Si Fray Luis de León volvió a la cátedra de la que había sido privado durante cinco años con la frase “Decíamos ayer…”, el nuevo y nada frailuno aspirante a la presidencia de la Xunta acaba de hacer más o menos lo propio.

Como si el tiempo no hubiera pasado en estos últimos tres años y pico, Alberto Núñez Feijóo anunció en el discurso de investidura que la primera medida de su gobierno será recuperar el Plan Galicia que la deslenguada ex ministra Álvarez había enviado “a la mierda”.

No será lo mismo, naturalmente, porque los años no pasan en balde. Para empezar, los 12.500 millones de euros que aprobó para Galicia todo un Consejo de Ministros reunido en enero de 2003 en A Coruña correspondían mayormente a partidas presupuestarias del Gobierno central. Dado que, a diferencia de entonces, ese gobierno no está ahora en manos de los conservadores, mucho es de temer que Feijóo deba resignarse a ejecutar la parte -minoritaria- que del mentado plan le tocaba a la Xunta.

Tal vez el nuevo presidente gallego confíe en que los lazos de paisanaje que el recién estrenado ministro de Fomento mantiene con Galicia ayuden a recuperar algunas de las inversiones del Plan enviadas al estercolero por Magdalena Álvarez, que necesitaba los cuartos para abonar su finca política de Andalucía. Sería excesivo esperar, sin embargo, que José Blanco invierta -aun si lo desease- los multimillonarios presupuestos aprobados en su día por un Gobierno al que agobiaba la mala conciencia del “Prestige”. Corren tiempos de crisis que han vaciado las arcas del Tesoro: y ya se sabe que cuando no hay harina, todo es mohína.

Ideas y voluntarismo no parecen faltarle en todo caso al candidato que ayer se postuló en el Parlamento para la presidencia de la Xunta. Sorprende, por ejemplo, que uno de sus propósitos de entrada sea el de acabar con el “caciquismo” y el “enchufismo”, vicios tradicionalmente atribuidos en Galicia a la derecha que representa el futuro presidente. Algo tendrá que ver quizá con esa intención el hecho de que la reciente victoria de los conservadores se haya fraguado en las grandes ciudades del país, donde tales prácticas de clientelismo son mucho más raras que en el campo.
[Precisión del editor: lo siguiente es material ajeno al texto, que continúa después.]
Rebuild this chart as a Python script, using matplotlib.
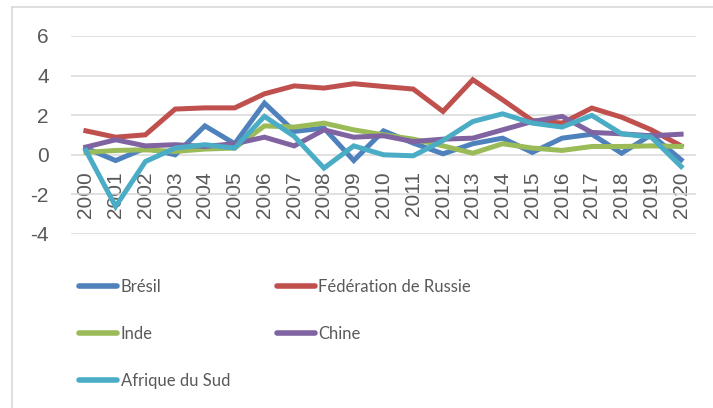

Igual relación parece guardar con ese voto urbano la anunciada -o más bien confirmada- derogación del decreto sobre el gallego en la enseñanza para sustituirlo por un modelo no ya bilingüe, sino trilingüe de español, gallego e inglés que promete convertir a los vecinos de este reino en las gentes más políglotas de la Península. Aunque uno de sus efectos secundarios pueda ser, desde luego, el de acentuar la condición menesterosa que ya padece la lengua autóctona del país.

El resto del discurso entraba dentro de lo previsible. Feijóo se limitó a convalidar sus promesas electorales de revisión de la subasta del aire efectuada por sus predecesores, a prometer una reducción de las listas de espera en los hospitales, a apostar por las nuevas tecnologías y a adelgazar la burocracia en su nuevo gobierno. Lo habitual en estos casos.

Todo esto tiene en realidad un aire de “déjà vu”: de cosa ya vista anteriormente. Hace apenas cuatro años, el longevo monarca Don Manuel I asistía desde los escaños de la oposición al discurso de investidura de su sucesor Emilio Pérez Touriño. Terminaba al parecer un ciclo y se abría una nueva era de modernidad y progreso que, en buena lógica, debería durar al menos un par de legislaturas. Pero quiá. El elector gallego, pese a su extraña fama de sumiso, es un sujeto anarquista que últimamente goza derribando gobiernos cada cuatro años.

Ahora es Touriño el que asiste -como Fraga hace un cuatrienio- a su inesperado relevo por un presidente que ha empezado por poner a cero el cronómetro del Plan Galicia. No ha pronunciado el “Decíamos ayer…” de Fray Luis, pero como si lo hiciese. La Historia es un eterno retorno, al menos por aquí.